音空間事業本部 根木 健太 牧野 和裕
1. 概 要
日本を代表するオーケストラであるNHK 交響楽団が常用する演奏所に、Acoustic Grove System(AGS) が導入された。フラットタイプのANKHが舞台背面の凹面と、山谷を繰り返すサイド壁の谷部に2 段に積み上げ設置された。
年間通じて数多くの公演をこなす同楽団にとって、リファレンスとなる演奏所に対する要求水準も高く、導入前にはデモンストレーションが入念に行われた。
2. オーケストラ・メンバーの声
NHK 交響楽団の練習で使用している演奏室に対して、一部の演奏者から環境改善を要望され、吸音材の製作や反射板を使った対策などを検討していましたが、課題が多く実現には至りませんでした。

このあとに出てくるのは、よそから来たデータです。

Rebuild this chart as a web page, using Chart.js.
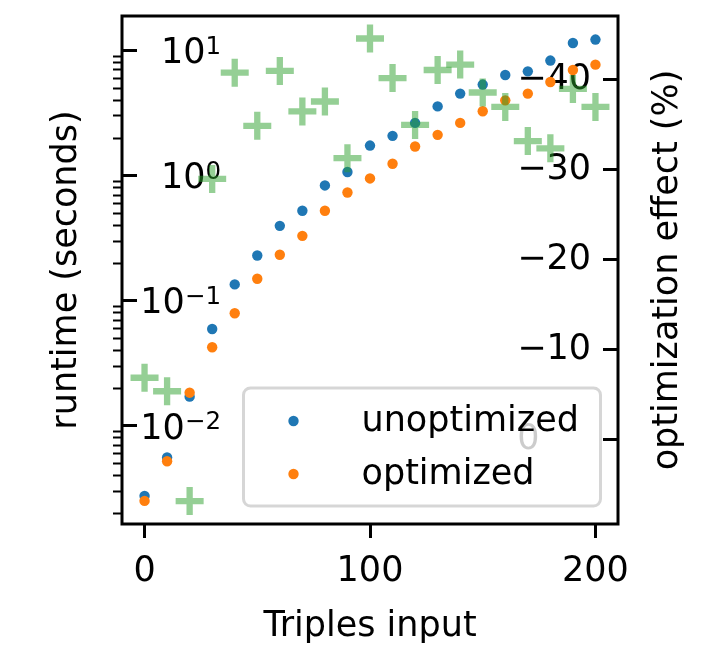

そんな時に日本音響エンジニアリングを紹介され、壁面に拡散体を設置して演奏者の意見を聞きながら数回場所を変えて実験したところ、次第に改善傾向が見られ、楽員からも好評を得るようになりました。
「良くなった気がします。もっと極端に増やしながら調整していくのもいいかもしれません。」
「もやもやとして曇った状態が減って、聞きやすくなりました。」
「劇的に変わりました。嫌な響きがなくなり、タイミングが合わせやすくなりました。」
「ヴァイオリンの音が以前よりちゃんと聞こえ、タイミングのずれが減った気がします。」
「演奏しやすくなったと思います。周りの音が聞こえやすくなりました。」
練習では様々な曲目を演奏をする中で音を確認し、現在の配置で導入することにしました。